A container runtime daemon for Linux and Windows that manages image transfer, storage, execution, and supervision as an embeddable component.

containerd is an industry-standard container runtime that emphasizes being simple, stable, and portable. It runs as a daemon on Linux and Windows and manages the full container lifecycle, including image transfer and storage, container execution and supervision, and low-level storage and network attachments. It's a graduated CNCF project, and it's explicitly designed to be embedded into a larger system rather than used directly by developers or end users, so most people encounter it underneath tools like Docker or Kubernetes rather than calling it directly.

Key features

  • Complete container lifecycle management: handles image transfer and storage, container execution, and supervision within a single runtime.
  • Cross-platform daemon: runs on both Linux and Windows, managing the container lifecycle of its host system.
  • CRI plugin for Kubernetes: the built-in cri plugin implements the Kubernetes Container Runtime Interface, has reached GA status, and has been built into release binaries and enabled by default since containerd 1.1.
  • OCI Distribution Spec compatible: works with any container registry that complies with the OCI Distribution Specification.
  • Minimal runtime requirements: most Linux and Windows interaction is delegated to runc or, on Windows, OS-specific libraries like hcsshim.
  • Checkpoint and restore: supports Linux checkpoint and restore features when criu is installed on the system.
  • Command auto-completion: bash and zsh autocompletion scripts for the ctr CLI are included, starting from containerd 1.4.
  • CNCF graduated project: governed under the CNCF, with shared maintainership and governance documents across the wider containerd GitHub organization.

Ideal use cases

containerd fits teams building or operating a container platform, a Kubernetes node runtime, or any system that needs to manage containers programmatically as an embedded component. Its cri plugin makes it a direct fit for running as the container runtime under a Kubernetes cluster, and its GA-status CRI implementation passes the standard CRI validation, node e2e, and e2e test suites referenced in the README.

It's a poor fit if you're looking for a friendly, end-user-facing way to run containers on your own machine. The README is explicit that containerd is meant to be embedded into a larger system rather than used directly by developers or end users.
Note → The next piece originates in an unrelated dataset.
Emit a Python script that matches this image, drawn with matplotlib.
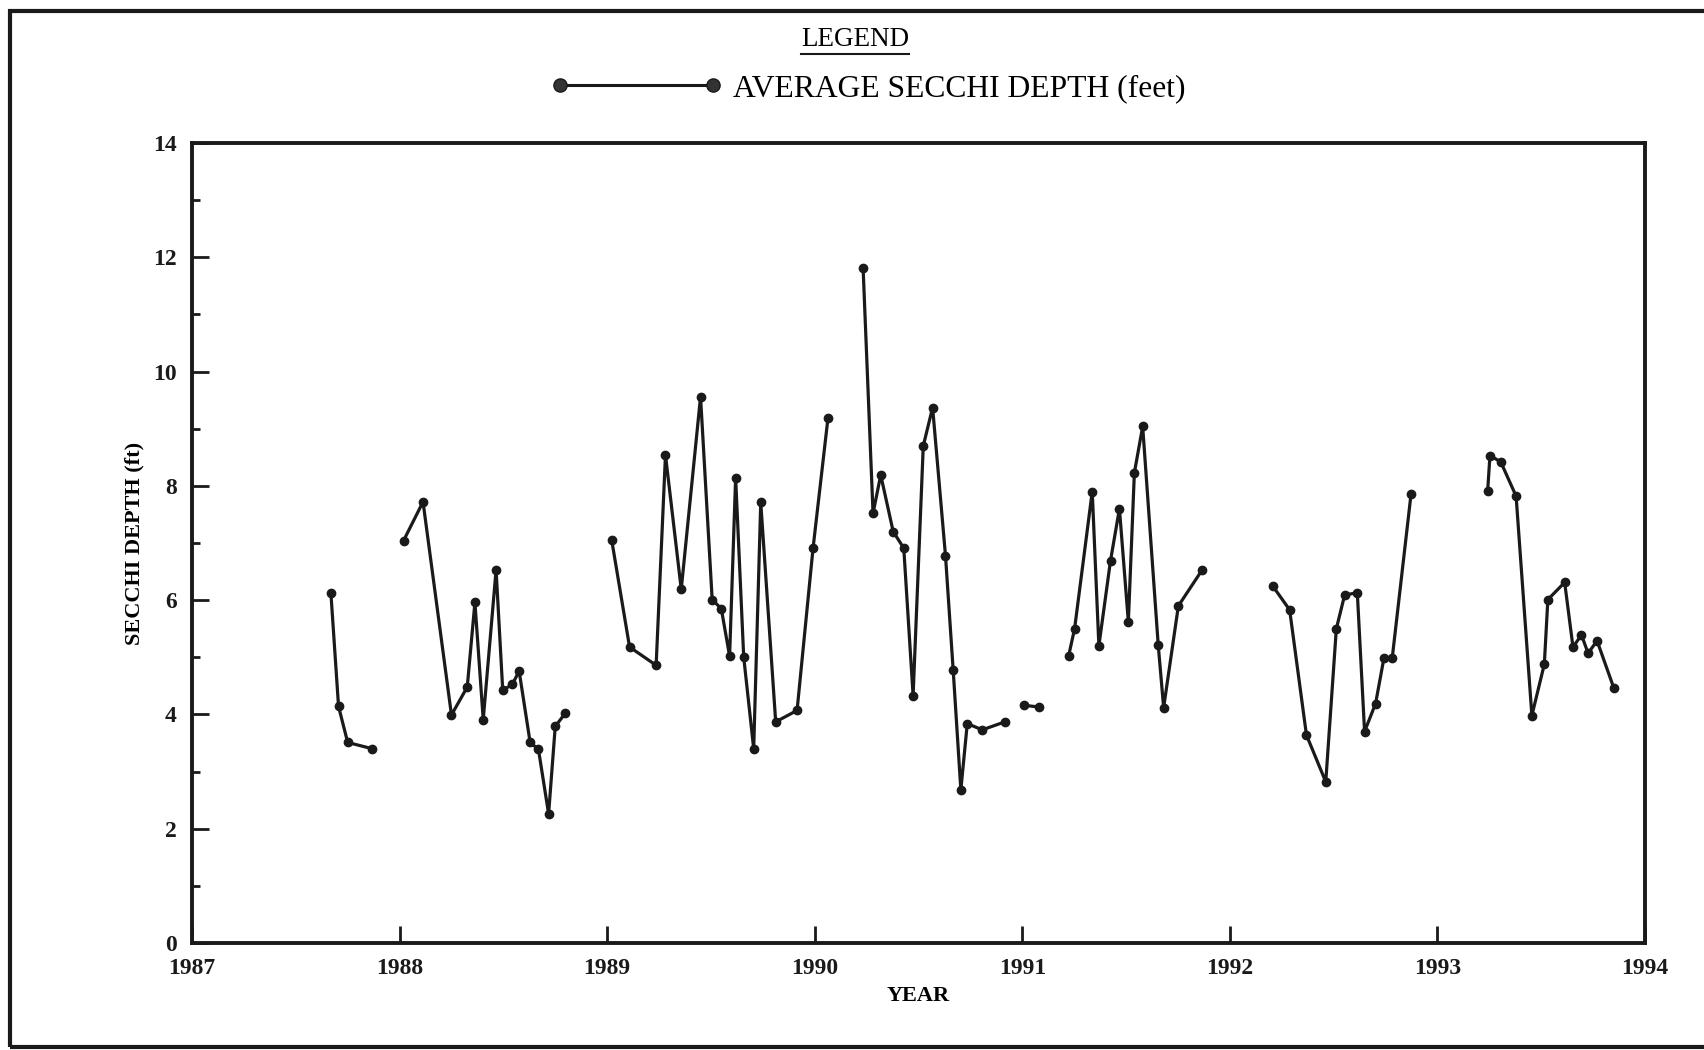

If that's your goal, tools built on top of containerd are the more appropriate entry point.

Installation

The README points to platform-packaged builds and prebuilt binaries rather than a single install command:

  • Many Linux distributions package their own containerd build, for example Ubuntu through Canonical's packaging.
  • 64-bit Intel/AMD binaries for official releases are available on the GitHub releases page, with additional platforms covered depending on release support level.
  • Nightly builds are generated from the main branch for Linux and Windows, but the README warns these may have critical bugs and aren't recommended for production use.

Build requirements for developers building from source are documented separately in BUILDING.md, and runtime requirements, such as kernel version, runc, and optionally criu, are covered in the README's Runtime Requirements section.

To enable ctr shell autocompletion, source the provided script in your shell profile:

source ./contrib/autocomplete/ctr

For bash, you can instead copy the completion script into the system-wide completion directory and rename it:

cp contrib/autocomplete/ctr /etc/bash_completion.d/ctr

To get started with the CLI itself, see the getting-started guide and the ops/admin and namespaces documentation linked from containerd.io, or the CONTRIBUTING guide if you plan to work on the project. Since supported registries only need to comply with the OCI Distribution Specification, most existing container registries work with containerd without any registry-side changes, and registry host configuration is covered separately in the project's docs.

For Kubernetes specifically, the README points to guides for installing with Ansible and Kubeadm, performing a custom installation from the release tarball with Kubeadm, testing the CRI plugin, debugging pods and containers with crictl, and configuring the cri plugin, all linked from the CRI Guides section.